Ankara stayed out of the war, making clear from the start that it would not take part. Turkey’s president, Recep Tayyip Erdogan, also warned regional countries that Israel is “war addicted” and seeking regional domination.
Pakistan’s was a personal prayer: “Grant me an honourable entrance and an honourable exit”.
From early in the war, Islamabad, along with Doha, led the diplomatic track, using its personal relationship with US President Donald Trump to bridge the divide between Iran and the US, much to Israel’s annoyance.
Egypt’s first verse promised “Gardens of Eternity” to the pious, a reward-focused passage with no battlefield imagery at all.
These are the governments straddling two worlds: tied to Iran through trade, mediation or regional politics, but unwilling to be cast as ideological partners in an armed resistance movement.
There was also a not-so-veiled reprimand, as was the case for Saudi Arabia, for the Lebanese government, especially when set against the praise reserved for Hezbollah.
For the Lebanese state, Iran used chapter An-Nisa verse 66: “If We had commanded them to sacrifice themselves or abandon their homes, none would have obeyed except for a few.

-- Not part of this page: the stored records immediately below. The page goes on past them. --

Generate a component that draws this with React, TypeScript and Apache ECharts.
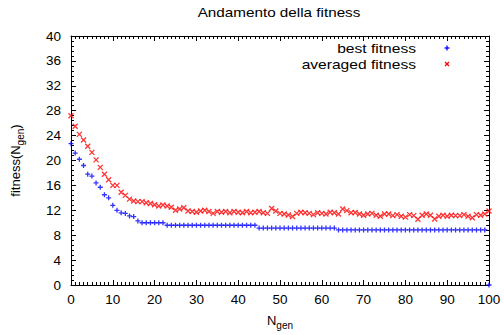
import React, { useEffect, useRef } from "react";
import * as echarts from "echarts";

const titleText = "Andamento della fitness";
const seriesNames = ["best fitness", "averaged fitness"];

// best fitness per generation (gen 0..100)
const bestFitness = [
  22.7, 21.2, 20.2, 19.2, 17.8, 17.5, 16.4, 15.7, 14.5, 14.0,
  12.8, 12.0, 11.6, 11.5, 11.1, 11.0, 10.3, 10.0, 10.0, 10.0,
  10.0, 10.0, 10.0, 9.6, 9.6, 9.6, 9.6, 9.6, 9.6, 9.6,
  9.6, 9.6, 9.6, 9.6, 9.6, 9.6, 9.6, 9.6, 9.6, 9.6,
  9.6, 9.6, 9.6, 9.6, 9.6, 9.15, 9.15, 9.15, 9.15, 9.15,
  9.15, 9.15, 9.15, 9.15, 9.15, 9.15, 9.15, 9.15, 9.15, 9.15,
  9.15, 9.15, 9.15, 9.15, 8.85, 8.85, 8.85, 8.85, 8.85, 8.85,
  8.85, 8.85, 8.85, 8.85, 8.85, 8.85, 8.85, 8.85, 8.85, 8.85,
  8.85, 8.85, 8.85, 8.85, 8.85, 8.85, 8.85, 8.85, 8.85, 8.85,
  8.85, 8.85, 8.85, 8.85, 8.85, 8.85, 8.85, 8.85, 8.85, 8.85,
  0,
];

// averaged fitness per generation (gen 0..100)
const avgFitness = [
  27.2, 25.5, 24.2, 23.3, 22.3, 21.3, 20.1, 18.9, 17.8, 16.9,
  16.0, 16.0, 14.9, 14.4, 13.8, 13.5, 13.4, 13.4, 13.2, 13.1,
  12.9, 12.7, 12.85, 12.7, 12.5, 12.0, 12.2, 12.4, 11.9, 11.8,
  11.7, 11.9, 12.0, 11.8, 11.5, 11.8, 11.7, 11.8, 11.6, 11.8,
  11.7, 11.6, 11.8, 11.6, 11.7, 11.8, 11.6, 11.5, 12.3, 11.9,
  11.5, 11.4, 11.25, 11.0, 11.5, 11.7, 11.6, 11.5, 11.3, 11.6,
  11.5, 11.4, 11.7, 11.6, 11.4, 12.2, 11.95, 11.6, 11.65, 11.4,
  11.2, 11.4, 11.5, 11.2, 11.05, 11.4, 11.4, 11.15, 11.3, 11.05,
  10.9, 11.3, 11.15, 10.55, 11.2, 11.4, 11.2, 10.6, 11.05, 11.2,
  11.05, 11.2, 11.15, 11.15, 11.3, 11.05, 10.8, 11.3, 11.2, 11.4,
  11.9,
];

const FONT = "Liberation Sans, Arial, Helvetica, sans-serif";
const BLUE = "#0000ff";
const RED = "#ff0000";
const PLUS = "path://M5,0L5,10M0,5L10,5";
const CROSS = "path://M0,0L10,10M10,0L0,10";

const toPairs = (arr: number[]) => arr.map((v, i) => [i, v]);

function axisCommon(showLabel: boolean) {
  return {
    axisLine: { show: true, onZero: false, lineStyle: { color: "#000", width: 1 } },
    axisTick: { show: true, inside: true, length: 5, lineStyle: { color: "#000", width: 1 } },
    minorTick: { show: true, splitNumber: 5, length: 3, lineStyle: { color: "#000", width: 1 } },
    splitLine: { show: false },
    axisLabel: { show: showLabel, color: "#000", fontSize: 13.5, fontFamily: FONT },
  };
}

export default function App() {
  const ref = useRef<HTMLDivElement>(null);
  useEffect(() => {
    if (!ref.current) return;
    const chart = echarts.init(ref.current, null, { renderer: "svg" });
    const xBase = (pos: string, show: boolean) => {
      const c: any = axisCommon(show);
      c.minorTick.splitNumber = 10;
      c.axisLabel.margin = 7;
      return { type: "value", min: 0, max: 100, interval: 10, position: pos, ...c };
    };
    const yBase = (pos: string, show: boolean) => {
      const c: any = axisCommon(show);
      c.axisLabel.margin = 10;
      return { type: "value", min: 0, max: 40, interval: 4, position: pos, ...c };
    };
    const richName = {
      a: { fontSize: 13, fontFamily: FONT, color: "#000", lineHeight: 20 },
      s: { fontSize: 10, fontFamily: FONT, color: "#000", lineHeight: 10, verticalAlign: "bottom" },
    };
    chart.setOption({
      animation: false,
      backgroundColor: "#fff",
      textStyle: { fontFamily: FONT },
      grid: { left: 71, right: 15, top: 36, bottom: 50, containLabel: false, outerBoundsMode: "none" },
      xAxis: [
        {
          ...xBase("bottom", true),
          name: "{a|N}{s|gen}",
          nameLocation: "middle",
          nameGap: 25,
          nameTextStyle: { rich: richName },
        },
        xBase("top", false),
      ],
      yAxis: [
        {
          ...yBase("left", true),
          name: "{a|fitness(N}{s|gen}{a|)}",
          nameLocation: "middle",
          nameGap: 46,
          nameRotate: 90,
          nameTextStyle: { rich: richName },
        },
        yBase("right", false),
      ],
      series: [
        {
          name: seriesNames[0],
          type: "scatter",
          xAxisIndex: 0,
          yAxisIndex: 0,
          data: toPairs(bestFitness),
          symbol: PLUS,
          symbolSize: 5,
          clip: false,
          itemStyle: { color: BLUE, borderColor: BLUE, borderWidth: 1.3 },
          emphasis: { disabled: true },
        },
        {
          name: seriesNames[1],
          type: "scatter",
          xAxisIndex: 0,
          yAxisIndex: 0,
          data: toPairs(avgFitness),
          symbol: CROSS,
          symbolSize: 5,
          clip: false,
          itemStyle: { color: RED, borderColor: RED, borderWidth: 1.3 },
          emphasis: { disabled: true },
        },
      ],
      graphic: [
        {
          type: "text",
          x: 279,
          y: 13,
          scaleX: 1.22,
          style: { text: titleText, fontSize: 12.5, fontFamily: FONT, fill: "#000", align: "center", verticalAlign: "middle" },
        },
        {
          type: "text",
          x: 416,
          y: 48,
          scaleX: 1.2,
          style: { text: seriesNames[0], fontSize: 13, fontFamily: FONT, fill: "#000", align: "right", verticalAlign: "middle" },
        },
        {
          type: "text",
          x: 416,
          y: 64,
          scaleX: 1.2,
          style: { text: seriesNames[1], fontSize: 13, fontFamily: FONT, fill: "#000", align: "right", verticalAlign: "middle" },
        },
        { type: "line", shape: { x1: 444.5, y1: 48, x2: 449.5, y2: 48 }, style: { stroke: BLUE, lineWidth: 1.3 } },
        { type: "line", shape: { x1: 447, y1: 45.5, x2: 447, y2: 50.5 }, style: { stroke: BLUE, lineWidth: 1.3 } },
        { type: "line", shape: { x1: 445, y1: 62, x2: 449, y2: 66 }, style: { stroke: RED, lineWidth: 1.3 } },
        { type: "line", shape: { x1: 449, y1: 62, x2: 445, y2: 66 }, style: { stroke: RED, lineWidth: 1.3 } },
      ],
    });
    return () => chart.dispose();
  }, []);
  return <div ref={ref} style={{ width: 504, height: 335, position: "absolute", left: 0, top: 0 }} />;
}
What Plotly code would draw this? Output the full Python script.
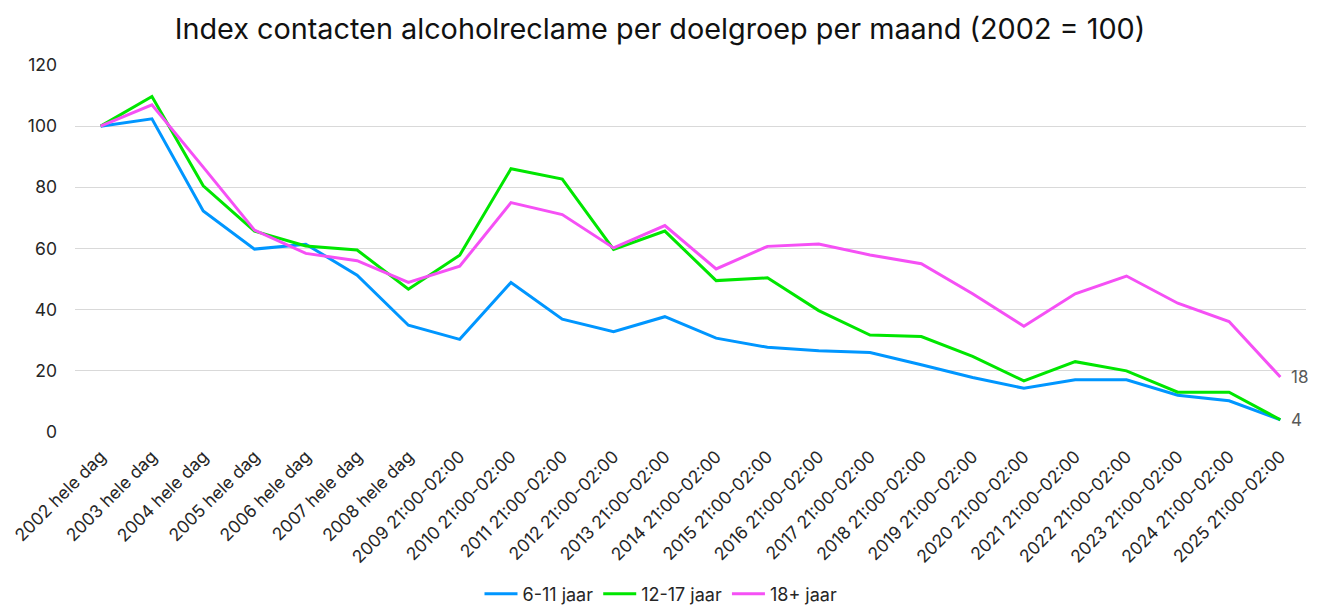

Had they done what they were advised to do, it would have certainly been far better for them and more reassuring.”
Read in context, the verse lands like a rebuke. Critics have accused the Lebanese government of failing to do enough to resist Israel’s occupation of the country, while attacking Hezbollah’s retaliatory strikes against Israeli forces.
Iran appeared to address Lebanon’s official government through a passage about reluctance, obedience and the failure of people to make hard sacrifices when called upon.